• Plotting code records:
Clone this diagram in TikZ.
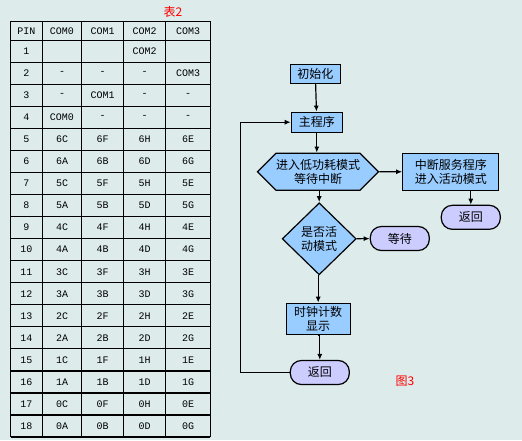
\documentclass[tikz,border=0pt]{standalone}
\usepackage{fontspec}
\newfontfamily\cjk{Noto Sans CJK SC}
\newfontfamily\tabfont{Liberation Mono}
\usetikzlibrary{arrows.meta,shapes.geometric,shapes.symbols,positioning}
\definecolor{bgcol}{HTML}{DDEBEB}
\definecolor{boxblue}{HTML}{99CCFF}
\definecolor{termlav}{HTML}{CCCCFF}
\tikzset{
  cell/.style={font=\tabfont\fontsize{10}{12}\selectfont, inner sep=0pt},
  grid/.style={line width=1.2pt},
  procbox/.style={draw, line width=1.2pt, fill=boxblue, font=\cjk\fontsize{12}{14}\selectfont, align=center, inner sep=0pt},
  termbox/.style={procbox, fill=termlav, rounded corners=11pt},
  hexbox/.style={procbox, signal, signal to=west and east, signal pointer angle=90},
  decbox/.style={procbox, diamond},
  arr/.style={line width=1.2pt, -{Latex[length=6pt,width=5pt]}},
  caption/.style={font=\cjk\fontsize{12}{14}\selectfont, text=red, inner sep=0pt}
}

\begin{document}
\begin{tikzpicture}[x=1pt,y=-1pt]
\useasboundingbox (0,0) rectangle (522,440);
\fill[bgcol] (0,0) rectangle (522,440);

% table 2
\node[caption] (tab2) at (173,12) {表2};
\foreach \yy in {21.3,40.3,62.34,84.38,106.42,128.46,150.5,172.54,194.58,216.62,238.66,260.7,282.74,304.78,326.82,348.86,370.9,392.94,414.98,437}
  \draw[grid] (10.7,\yy) -- (210.3,\yy);
\foreach \xx in {10.7,42.3,81.7,123.7,165.7,210.3}
  \draw[grid] (\xx,21.3) -- (\xx,437);

\node[cell] (h0) at (26.5,30.8) {PIN};
\node[cell] (h1) at (62,30.8) {COM0};
\node[cell] (h2) at (102.7,30.8) {COM1};
\node[cell] (h3) at (144.7,30.8) {COM2};
\node[cell] (h4) at (188,30.8) {COM3};

\foreach \r/\a/\b/\c/\d in {1/{}/{}/COM2/{}, 2/-/-/-/COM3, 3/-/COM1/-/-, 4/COM0/-/-/-,
    5/6C/6F/6H/6E, 6/6A/6B/6D/6G, 7/5C/5F/5H/5E, 8/5A/5B/5D/5G,
    9/4C/4F/4H/4E, 10/4A/4B/4D/4G, 11/3C/3F/3H/3E, 12/3A/3B/3D/3G,
    13/2C/2F/2H/2E, 14/2A/2B/2D/2G, 15/1C/1F/1H/1E, 16/1A/1B/1D/1G,
    17/0C/0F/0H/0E, 18/0A/0B/0D/0G}{
  \pgfmathsetmacro\yy{40.3+22.04*(\r-0.5)}
  \node[cell] (p\r) at (26.5,\yy) {\r};
  \node[cell] (a\r) at (62,\yy) {\a};
  \node[cell] (b\r) at (102.7,\yy) {\b};
  \node[cell] (c\r) at (144.7,\yy) {\c};
  \node[cell] (d\r) at (188,\yy) {\d};
}

% flow chart
\node[procbox, minimum width=50pt, minimum height=19pt] (init) at (315.3,73.8) {初始化};
\node[procbox, minimum width=51pt, minimum height=20pt] (main) at (316.8,122.2) {主程序};
\node[hexbox, minimum width=118pt, minimum height=37pt] (sleep) at (318,171.7) {进入低功耗模式\\等待中断};
\node[procbox, minimum width=96pt, minimum height=37pt] (isr) at (450.8,171.8) {中断服务程序\\进入活动模式};
\node[termbox, minimum width=59pt, minimum height=24pt] (ret2) at (470.8,217.3) {返回};
\node[decbox, minimum width=74pt, minimum height=72pt] (active) at (319.2,238.8) {是否活\\动模式};
\node[termbox, minimum width=59pt, minimum height=24pt] (wait) at (399.8,238.5) {等待};
\node[procbox, minimum width=64pt, minimum height=31pt] (clock) at (318.2,318.8) {时钟计数\\显示};
\node[termbox, minimum width=59pt, minimum height=24pt] (ret1) at (319.8,372.5) {返回};
\node[caption] (fig3) at (405,381) {图3};
\coordinate (lp) at (240.7,121);

\draw[arr] (init) -- (main);
\draw[arr] (main.south) -- (main.south |- sleep.north);
\draw[arr] (sleep) -- (isr);
\draw[arr] (isr.south -| ret2.north) -- (ret2.north);
\draw[arr] (sleep.south -| active.north) -- (active.north);
\draw[arr] (active) -- (wait);
\draw[arr] (active.south) -- (active.south -| clock.north) -- (clock.north);
\draw[arr] (clock.south) -- (clock.south -| ret1.north) -- (ret1.north);
\draw[arr] (ret1.west) -- (ret1.west -| lp) |- (main.west);
\end{tikzpicture}
\end{document}
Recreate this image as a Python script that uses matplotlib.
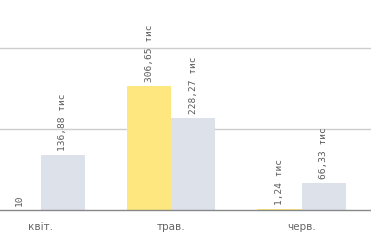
import matplotlib
matplotlib.use("Agg")
import matplotlib.pyplot as plt
import numpy as np

months = ["квіт.", "трав.", "черв."]
current = [0.010, 306.65, 1.24]        # thousands
previous = [136.88, 228.27, 66.33]     # thousands
current_labels = ["10", "306,65 тис", "1,24 тис"]
previous_labels = ["136,88 тис", "228,27 тис", "66,33 тис"]

fig = plt.figure(figsize=(3.71, 2.41), dpi=100)
ax = fig.add_axes([0, 31 / 241, 1, 210 / 241])

x = np.arange(len(months))
w = 0.337
b1 = ax.bar(x - w / 2, current, w, color="#FFE780", zorder=2)
b2 = ax.bar(x + w / 2, previous, w, color="#DCE1EA", zorder=2)

for bars, labels in ((b1, current_labels), (b2, previous_labels)):
    for rect, lab in zip(bars, labels):
        ax.annotate(lab, (rect.get_x() + rect.get_width() / 2, rect.get_height()),
                    xytext=(0, 3), textcoords="offset points",
                    rotation=90, ha="center", va="bottom",
                    fontsize=6.8, family="DejaVu Sans Mono", color="#5a5a5a")

ax.set_xlim(-0.314, 2.529)
ax.set_ylim(0, 519.6)
ax.set_yticks([200, 400])
ax.yaxis.grid(True, color="#CCCCCC", linewidth=1, zorder=0)
ax.tick_params(axis="y", left=False, labelleft=False)
ax.set_xticks(x)
ax.set_xticklabels(months, fontsize=7.5, color="#666666")
ax.tick_params(axis="x", length=0, pad=9)
for s in ("top", "right", "left"):
    ax.spines[s].set_visible(False)
ax.spines["bottom"].set_color("#888888")
ax.spines["bottom"].set_linewidth(1)
ax.spines["bottom"].set_zorder(3)
ax.set_facecolor("white")

fig.savefig("out.png", dpi=100)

• WHAT THE TASK REQUIRES: Make an exact copy of the lines from the one holding "Recreate this image" through the one holding "ax = fig.add_axes([0, 31", end lines included, without the pictures.

• RESPONSE FOR THIS EXERCISE:
Recreate this image as a Python script that uses matplotlib.
import matplotlib
matplotlib.use("Agg")
import matplotlib.pyplot as plt
import numpy as np

months = ["квіт.", "трав.", "черв."]
current = [0.010, 306.65, 1.24]        # thousands
previous = [136.88, 228.27, 66.33]     # thousands
current_labels = ["10", "306,65 тис", "1,24 тис"]
previous_labels = ["136,88 тис", "228,27 тис", "66,33 тис"]

fig = plt.figure(figsize=(3.71, 2.41), dpi=100)
ax = fig.add_axes([0, 31 / 241, 1, 210 / 241])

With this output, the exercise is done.